## Data section:
= = = =

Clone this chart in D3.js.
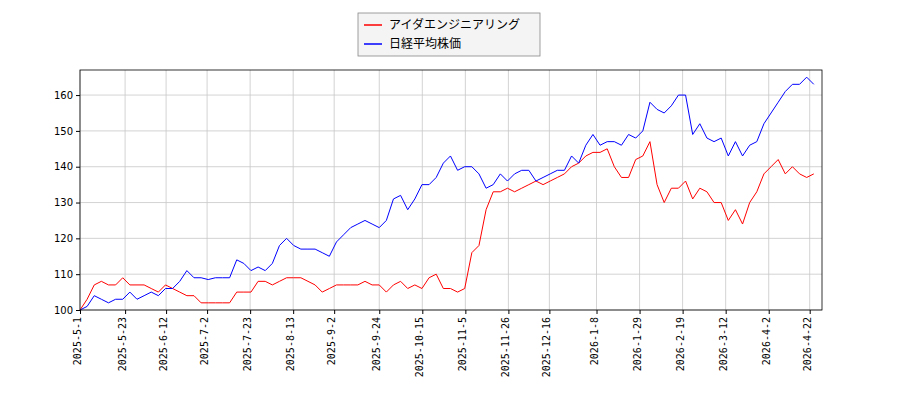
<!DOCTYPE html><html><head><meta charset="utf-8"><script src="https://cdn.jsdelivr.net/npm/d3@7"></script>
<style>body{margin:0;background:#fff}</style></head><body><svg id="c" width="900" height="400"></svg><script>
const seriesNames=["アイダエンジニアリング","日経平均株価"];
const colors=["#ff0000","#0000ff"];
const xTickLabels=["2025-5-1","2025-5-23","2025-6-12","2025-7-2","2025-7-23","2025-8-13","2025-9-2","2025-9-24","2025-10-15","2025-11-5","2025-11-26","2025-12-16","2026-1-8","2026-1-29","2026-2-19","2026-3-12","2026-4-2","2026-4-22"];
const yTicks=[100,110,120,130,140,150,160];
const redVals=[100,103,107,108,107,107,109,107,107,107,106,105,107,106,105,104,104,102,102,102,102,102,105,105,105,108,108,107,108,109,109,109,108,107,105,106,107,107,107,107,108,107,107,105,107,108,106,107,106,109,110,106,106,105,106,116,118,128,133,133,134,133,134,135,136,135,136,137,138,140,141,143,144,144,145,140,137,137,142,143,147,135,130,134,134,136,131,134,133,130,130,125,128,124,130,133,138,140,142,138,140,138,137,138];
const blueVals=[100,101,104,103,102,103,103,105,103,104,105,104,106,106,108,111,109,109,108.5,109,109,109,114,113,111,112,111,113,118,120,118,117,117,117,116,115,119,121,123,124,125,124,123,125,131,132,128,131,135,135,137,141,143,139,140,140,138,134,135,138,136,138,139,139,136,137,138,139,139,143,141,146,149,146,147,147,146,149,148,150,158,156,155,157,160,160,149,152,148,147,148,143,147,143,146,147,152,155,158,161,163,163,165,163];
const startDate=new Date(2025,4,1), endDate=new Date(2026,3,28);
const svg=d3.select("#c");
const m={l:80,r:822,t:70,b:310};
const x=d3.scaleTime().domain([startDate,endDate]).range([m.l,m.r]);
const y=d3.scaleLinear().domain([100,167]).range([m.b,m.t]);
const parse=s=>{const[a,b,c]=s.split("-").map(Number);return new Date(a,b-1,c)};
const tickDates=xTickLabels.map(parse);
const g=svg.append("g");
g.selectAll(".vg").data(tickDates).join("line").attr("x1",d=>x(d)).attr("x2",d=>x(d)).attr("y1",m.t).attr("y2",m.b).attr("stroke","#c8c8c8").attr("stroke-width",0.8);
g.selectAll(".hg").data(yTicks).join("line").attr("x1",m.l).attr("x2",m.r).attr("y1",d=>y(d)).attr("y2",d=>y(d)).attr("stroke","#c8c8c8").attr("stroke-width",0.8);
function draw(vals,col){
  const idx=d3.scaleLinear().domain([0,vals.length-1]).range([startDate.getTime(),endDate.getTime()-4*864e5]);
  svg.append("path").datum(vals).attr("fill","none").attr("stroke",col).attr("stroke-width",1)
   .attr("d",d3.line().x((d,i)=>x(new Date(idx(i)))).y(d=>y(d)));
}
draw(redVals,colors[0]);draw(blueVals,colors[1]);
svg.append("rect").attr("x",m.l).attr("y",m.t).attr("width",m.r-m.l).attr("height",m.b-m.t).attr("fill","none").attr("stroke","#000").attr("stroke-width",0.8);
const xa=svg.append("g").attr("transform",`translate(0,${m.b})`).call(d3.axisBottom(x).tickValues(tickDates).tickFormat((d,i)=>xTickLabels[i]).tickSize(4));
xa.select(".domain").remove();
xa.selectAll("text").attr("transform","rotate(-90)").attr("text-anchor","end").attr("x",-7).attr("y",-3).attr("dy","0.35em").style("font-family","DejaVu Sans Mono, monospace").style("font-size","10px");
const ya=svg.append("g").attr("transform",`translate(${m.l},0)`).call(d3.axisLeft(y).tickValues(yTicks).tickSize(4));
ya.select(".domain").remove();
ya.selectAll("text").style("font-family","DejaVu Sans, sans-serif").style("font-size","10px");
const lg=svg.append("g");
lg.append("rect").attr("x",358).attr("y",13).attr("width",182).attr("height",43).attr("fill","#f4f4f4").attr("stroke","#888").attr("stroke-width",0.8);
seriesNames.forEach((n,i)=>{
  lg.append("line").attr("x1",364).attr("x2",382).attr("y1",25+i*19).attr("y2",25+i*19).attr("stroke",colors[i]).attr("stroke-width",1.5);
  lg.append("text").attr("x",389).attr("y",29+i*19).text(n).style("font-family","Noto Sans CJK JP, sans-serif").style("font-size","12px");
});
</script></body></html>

= = = =

## Written task:
Return the listing above unchanged, apart from dropping its pictures.

## Complete answer:
Clone this chart in D3.js.
<!DOCTYPE html><html><head><meta charset="utf-8"><script src="https://cdn.jsdelivr.net/npm/d3@7"></script>
<style>body{margin:0;background:#fff}</style></head><body><svg id="c" width="900" height="400"></svg><script>
const seriesNames=["アイダエンジニアリング","日経平均株価"];
const colors=["#ff0000","#0000ff"];
const xTickLabels=["2025-5-1","2025-5-23","2025-6-12","2025-7-2","2025-7-23","2025-8-13","2025-9-2","2025-9-24","2025-10-15","2025-11-5","2025-11-26","2025-12-16","2026-1-8","2026-1-29","2026-2-19","2026-3-12","2026-4-2","2026-4-22"];
const yTicks=[100,110,120,130,140,150,160];
const redVals=[100,103,107,108,107,107,109,107,107,107,106,105,107,106,105,104,104,102,102,102,102,102,105,105,105,108,108,107,108,109,109,109,108,107,105,106,107,107,107,107,108,107,107,105,107,108,106,107,106,109,110,106,106,105,106,116,118,128,133,133,134,133,134,135,136,135,136,137,138,140,141,143,144,144,145,140,137,137,142,143,147,135,130,134,134,136,131,134,133,130,130,125,128,124,130,133,138,140,142,138,140,138,137,138];
const blueVals=[100,101,104,103,102,103,103,105,103,104,105,104,106,106,108,111,109,109,108.5,109,109,109,114,113,111,112,111,113,118,120,118,117,117,117,116,115,119,121,123,124,125,124,123,125,131,132,128,131,135,135,137,141,143,139,140,140,138,134,135,138,136,138,139,139,136,137,138,139,139,143,141,146,149,146,147,147,146,149,148,150,158,156,155,157,160,160,149,152,148,147,148,143,147,143,146,147,152,155,158,161,163,163,165,163];
const startDate=new Date(2025,4,1), endDate=new Date(2026,3,28);
const svg=d3.select("#c");
const m={l:80,r:822,t:70,b:310};
const x=d3.scaleTime().domain([startDate,endDate]).range([m.l,m.r]);
const y=d3.scaleLinear().domain([100,167]).range([m.b,m.t]);
const parse=s=>{const[a,b,c]=s.split("-").map(Number);return new Date(a,b-1,c)};
const tickDates=xTickLabels.map(parse);
const g=svg.append("g");
g.selectAll(".vg").data(tickDates).join("line").attr("x1",d=>x(d)).attr("x2",d=>x(d)).attr("y1",m.t).attr("y2",m.b).attr("stroke","#c8c8c8").attr("stroke-width",0.8);
g.selectAll(".hg").data(yTicks).join("line").attr("x1",m.l).attr("x2",m.r).attr("y1",d=>y(d)).attr("y2",d=>y(d)).attr("stroke","#c8c8c8").attr("stroke-width",0.8);
function draw(vals,col){
  const idx=d3.scaleLinear().domain([0,vals.length-1]).range([startDate.getTime(),endDate.getTime()-4*864e5]);
  svg.append("path").datum(vals).attr("fill","none").attr("stroke",col).attr("stroke-width",1)
   .attr("d",d3.line().x((d,i)=>x(new Date(idx(i)))).y(d=>y(d)));
}
draw(redVals,colors[0]);draw(blueVals,colors[1]);
svg.append("rect").attr("x",m.l).attr("y",m.t).attr("width",m.r-m.l).attr("height",m.b-m.t).attr("fill","none").attr("stroke","#000").attr("stroke-width",0.8);
const xa=svg.append("g").attr("transform",`translate(0,${m.b})`).call(d3.axisBottom(x).tickValues(tickDates).tickFormat((d,i)=>xTickLabels[i]).tickSize(4));
xa.select(".domain").remove();
xa.selectAll("text").attr("transform","rotate(-90)").attr("text-anchor","end").attr("x",-7).attr("y",-3).attr("dy","0.35em").style("font-family","DejaVu Sans Mono, monospace").style("font-size","10px");
const ya=svg.append("g").attr("transform",`translate(${m.l},0)`).call(d3.axisLeft(y).tickValues(yTicks).tickSize(4));
ya.select(".domain").remove();
ya.selectAll("text").style("font-family","DejaVu Sans, sans-serif").style("font-size","10px");
const lg=svg.append("g");
lg.append("rect").attr("x",358).attr("y",13).attr("width",182).attr("height",43).attr("fill","#f4f4f4").attr("stroke","#888").attr("stroke-width",0.8);
seriesNames.forEach((n,i)=>{
  lg.append("line").attr("x1",364).attr("x2",382).attr("y1",25+i*19).attr("y2",25+i*19).attr("stroke",colors[i]).attr("stroke-width",1.5);
  lg.append("text").attr("x",389).attr("y",29+i*19).text(n).style("font-family","Noto Sans CJK JP, sans-serif").style("font-size","12px");
});
</script></body></html>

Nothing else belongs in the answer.